The seven stories in this collection are brilliant examples of the bizarre and wholly unexpected world that Roald Dahl, ‘that great magician’ (Spectator), made his own. It includes not only the trademark dark humour and other-worldly goings-on of ‘The Swan’ and ‘The Boy Who Talked With Animals’, but also a fascinating short essay on how he started writing, his first-ever story, ‘A Piece of Cake’, and the delightfully surprising title tale of a rich young idler who develops a most remarkable ability. Reading them, you’ll find that people are far stranger than you could possibly have suspected …
Roald Dahl’s voice is one that calls me straight back to my childhood and doesn’t let me go until his stories have finished with me. I adored this man’s works when I was younger. I read them countless times. As an adult, I have sometimes wondered what I would think, whether his bias against many members of society would affect my perception of his work. I am usually adept at pushing this aside. While such views are clearly, clearly wrong and probably adults should introduce these facets into discussion with children, it would be useless to forget the past and ignore the fact that Roald Dahl’s beliefs were shared by many. With this in mind, I greatly enjoyed this collection of short stories.
Actually, my least favorite story was probably the title tale. This one follows Henry Sugar, essentially a wastrel, to his discovery of a little blue book which contains an extraordinary story about a man who develops the ability to see somehow without his eyes, but through sustained and focused concentration. Henry learns this skill himself in order to become more successful at gambling, but when money is easy, he learns that there is more in the world he should be fighting for. I don’t know, but I just wasn’t really crazy about the story. I didn’t feel that Henry really redeemed himself or was any different at the end. I didn’t mind the magical aspects, indeed I expected them from Dahl, so it was mostly just his character that got to me.
I enjoyed the rest of the stories though. I really loved Dahl’s essay on how he became a writer and his first short story. I knew most of his history, but I haven’t read Boy or Going Solo for at least 10 years. I love the way he tells his personal history and this was no exception. The way that he backed into writing is fascinating and makes me think of what we would have missed out on had he never managed to find his way. I love the way he tells history, too. I think it adds a more personal touch to the British history which I am so fascinated by. All this time I loved memoirs and when I was a kid, I didn’t even know what I was reading!
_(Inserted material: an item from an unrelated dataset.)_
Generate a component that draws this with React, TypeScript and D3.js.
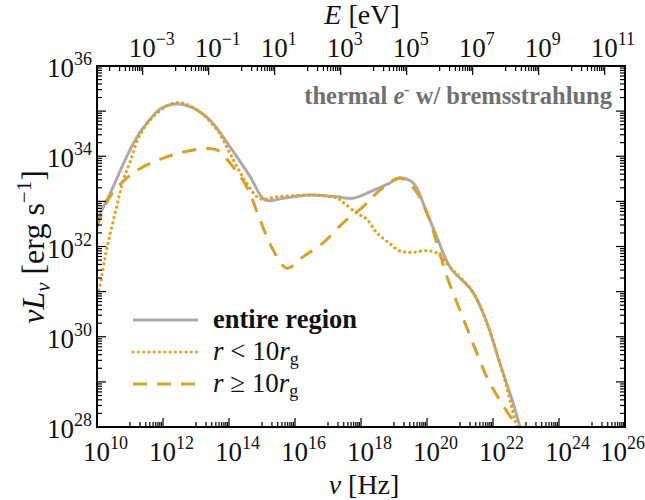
import React from "react";
import * as d3 from "d3";

// log10(nu [Hz]) and log10(nu L_nu [erg/s])
const totalLogNu = [10.0, 10.33, 11.0, 11.35, 11.96, 12.45, 12.91, 13.42, 14.03, 14.64, 15.09, 15.64, 16.45, 17.27, 17.76, 18.27, 18.8, 19.18, 19.58, 20.0, 20.3, 20.7, 21.39, 21.82, 22.21, 22.61, 22.82, 23.0];
const totalLogL = [32.6, 33.07, 34.14, 34.58, 35.07, 35.16, 35.07, 34.8, 34.21, 33.55, 33.03, 33.07, 33.14, 33.1, 33.07, 33.21, 33.38, 33.52, 33.41, 32.74, 32.21, 31.54, 30.99, 30.3, 29.41, 28.53, 28.0, 27.6];

const innerLogNu = [10.0, 10.09, 10.24, 10.39, 10.61, 10.8, 11.0, 11.3, 11.81, 12.42, 13.02, 13.63, 14.03, 14.54, 14.94, 15.45, 16.45, 17.26, 17.45, 17.87, 18.18, 18.48, 18.88, 19.18, 19.58, 20.0, 20.3, 20.7, 21.39, 21.82, 22.21, 22.42, 22.61, 22.73, 22.9];
const innerLogL = [30.92, 31.14, 31.74, 32.25, 32.92, 33.48, 33.87, 34.47, 34.95, 35.19, 35.03, 34.59, 34.06, 33.4, 33.06, 33.1, 33.14, 33.08, 32.98, 32.74, 32.6, 32.3, 32.06, 31.9, 31.87, 31.91, 31.85, 31.54, 30.99, 30.3, 29.41, 28.88, 28.31, 28.0, 27.6];

const outerLogNu = [10.0, 10.39, 11.1, 12.01, 13.12, 13.63, 14.03, 14.54, 14.94, 15.29, 15.75, 16.24, 16.85, 17.45, 18.06, 18.58, 19.18, 19.64, 20.0, 20.3, 20.61, 21.0, 21.39, 21.82, 22.21, 22.61, 22.82, 23.0];
const outerLogL = [32.43, 33.1, 33.63, 33.96, 34.16, 34.14, 33.85, 33.32, 32.59, 31.99, 31.52, 31.77, 32.08, 32.52, 32.88, 33.25, 33.52, 33.25, 32.74, 32.08, 31.32, 30.59, 29.86, 29.1, 28.59, 28.15, 28.0, 27.8];

const xTickExps = [10, 12, 14, 16, 18, 20, 22, 24, 26];
const eTickExps = [-3, -1, 1, 3, 5, 7, 9, 11];
const yTickExps = [28, 30, 32, 34, 36];

const legendLabels = ["entire region", "r < 10r_g", "r ≥ 10r_g"];

const LOG_H_EV = Math.log10(4.135667e-15);

const W = 645, H = 500;
const L = 97, R = 625, T = 66, B = 427;

const GRAY = "#ababab";
const DOT = "#e3a11c";
const DASH = "#d99f2b";
const FONT = "'Liberation Serif', 'Times New Roman', serif";

export default function App() {
  const x = d3.scaleLinear().domain([10, 26]).range([L, R]);
  const y = d3.scaleLinear().domain([28, 36]).range([B, T]);
  const line = d3
    .line<[number, number]>()
    .x((d) => x(d[0]))
    .y((d) => y(d[1]))
    .curve(d3.curveCatmullRom.alpha(0.5));
  const zip = (a: number[], b: number[]) => a.map((v, i) => [v, b[i]] as [number, number]);

  const majLen = 9, minLen = 5;
  const ticks: JSX.Element[] = [];
  xTickExps.forEach((e) => {
    ticks.push(<line key={`bx${e}`} x1={x(e)} x2={x(e)} y1={B} y2={B - majLen} />);
    if (e > 10) {
      for (let m = 1; m <= 9; m++) {
        const v = e - 1 + Math.log10(m);
        ticks.push(<line key={`bm${e}-${m}`} x1={x(v)} x2={x(v)} y1={B} y2={B - minLen} />);
      }
    }
  });
  eTickExps.forEach((k) => {
    const v = k - LOG_H_EV;
    ticks.push(<line key={`tx${k}`} x1={x(v)} x2={x(v)} y1={T} y2={T + majLen} />);
    for (let m = 1; m <= 9; m++) {
      const w = k - 1 + Math.log10(m) - LOG_H_EV;
      if (w >= 10 && w <= 26)
        ticks.push(<line key={`tm${k}-${m}`} x1={x(w)} x2={x(w)} y1={T} y2={T + minLen} />);
    }
  });
  for (let e = 28; e <= 36; e++) {
    ticks.push(<line key={`ly${e}`} x1={L} x2={L + majLen} y1={y(e)} y2={y(e)} />);
    ticks.push(<line key={`ry${e}`} x1={R} x2={R - majLen} y1={y(e)} y2={y(e)} />);
    if (e < 36) {
      for (let m = 2; m <= 9; m++) {
        const v = e + Math.log10(m);
        ticks.push(<line key={`lm${e}-${m}`} x1={L} x2={L + minLen} y1={y(v)} y2={y(v)} />);
        ticks.push(<line key={`rm${e}-${m}`} x1={R} x2={R - minLen} y1={y(v)} y2={y(v)} />);
      }
    }
  }

  const pow = (e: number) => (
    <>
      10<tspan fontSize={18} dy={-12}>{e < 0 ? `−${-e}` : `${e}`}</tspan>
    </>
  );

  return (
    <svg width={W} height={H} style={{ position: "absolute", left: 0, top: 0, background: "#fff" }} fontFamily={FONT}>
      <defs>
        <clipPath id="plotclip">
          <rect x={L} y={T} width={R - L} height={B - T} />
        </clipPath>
      </defs>
      <rect x={0} y={0} width={W} height={H} fill="#fff" />

      <g clipPath="url(#plotclip)" fill="none" strokeLinejoin="round">
        <path d={line(zip(totalLogNu, totalLogL)) || ""} stroke={GRAY} strokeWidth={3} />
        <path d={line(zip(innerLogNu, innerLogL)) || ""} stroke={DOT} strokeWidth={3.2} strokeDasharray="0.1 5.2" strokeLinecap="round" />
        <path d={line(zip(outerLogNu, outerLogL)) || ""} stroke={DASH} strokeWidth={3} strokeDasharray="14 10" />
      </g>

      <g stroke="#000" strokeWidth={1.2}>{ticks}</g>
      <rect x={L} y={T} width={R - L} height={B - T} fill="none" stroke="#000" strokeWidth={2} />

      <g fontSize={27} textAnchor="start" fill="#111">
        {xTickExps.map((e) => (
          <text key={`bl${e}`} x={Math.min(x(e) - 14, 600)} y={461}>{pow(e)}</text>
        ))}
        {eTickExps.map((k) => (
          <text key={`tl${k}`} x={x(k - LOG_H_EV) - 14} y={57}>{pow(k)}</text>
        ))}
      </g>
      <g fontSize={27} textAnchor="end" fill="#111">
        {yTickExps.map((e) => (
          <text key={`yl${e}`} x={92} y={y(e) + 11}>{pow(e)}</text>
        ))}
      </g>

      <text x={362} y={24} fontSize={28} textAnchor="middle" fill="#111">
        <tspan fontStyle="italic">E</tspan> [eV]
      </text>
      <text x={364} y={494} fontSize={28} textAnchor="middle" fill="#111">
        <tspan fontStyle="italic">ν</tspan> [Hz]
      </text>
      <text transform="translate(44,247) rotate(-90)" fontSize={32} textAnchor="middle" fill="#111">
        <tspan fontStyle="italic">νL</tspan>
        <tspan fontStyle="italic" fontSize={21} dy={6}>ν</tspan>
        <tspan dy={-6}> [erg s</tspan>
        <tspan fontSize={21} dy={-13}>−1</tspan>
        <tspan dy={13}>]</tspan>
      </text>

      <text x={612} y={104} fontSize={24.5} fontWeight="bold" textAnchor="end" fill="#707070">
        thermal <tspan fontStyle="italic">e</tspan><tspan fontSize={16} dy={-9}>-</tspan><tspan dy={9}> w/ bremsstrahlung</tspan>
      </text>

      <g>
        <line x1={133} x2={198} y1={320} y2={320} stroke={GRAY} strokeWidth={3} />
        <text x={213} y={328} fontSize={26.5} fontWeight="bold" fill="#111">{legendLabels[0]}</text>
        <line x1={133} x2={198} y1={352} y2={352} stroke={DOT} strokeWidth={3} strokeDasharray="0.1 5.2" strokeLinecap="round" />
        <text x={213} y={360} fontSize={27} fill="#111">
          <tspan fontStyle="italic">r</tspan> &lt; 10<tspan fontStyle="italic">r</tspan><tspan fontSize={18} dy={5}>g</tspan>
        </text>
        <line x1={133} x2={198} y1={384} y2={384} stroke={DASH} strokeWidth={3} strokeDasharray="14 10" />
        <text x={213} y={392} fontSize={27} fill="#111">
          <tspan fontStyle="italic">r</tspan> ≥ 10<tspan fontStyle="italic">r</tspan><tspan fontSize={18} dy={5}>g</tspan>
        </text>
      </g>
    </svg>
  );
}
This review has become more of an ode to Roald Dahl than a review. To be honest, these stories are mostly not his best work. They don’t quite match up to his novels for kids. (I’m not sure I want to go into his novels for adults. I’m quite happy compartmentalizing him in the happy childhood box of my brain considering what I’ve heard. ) Still, they are entertaining and were a wonderful nostalgia trip for me. If you loved Roald Dahl’s books, you will probably love these stories, too.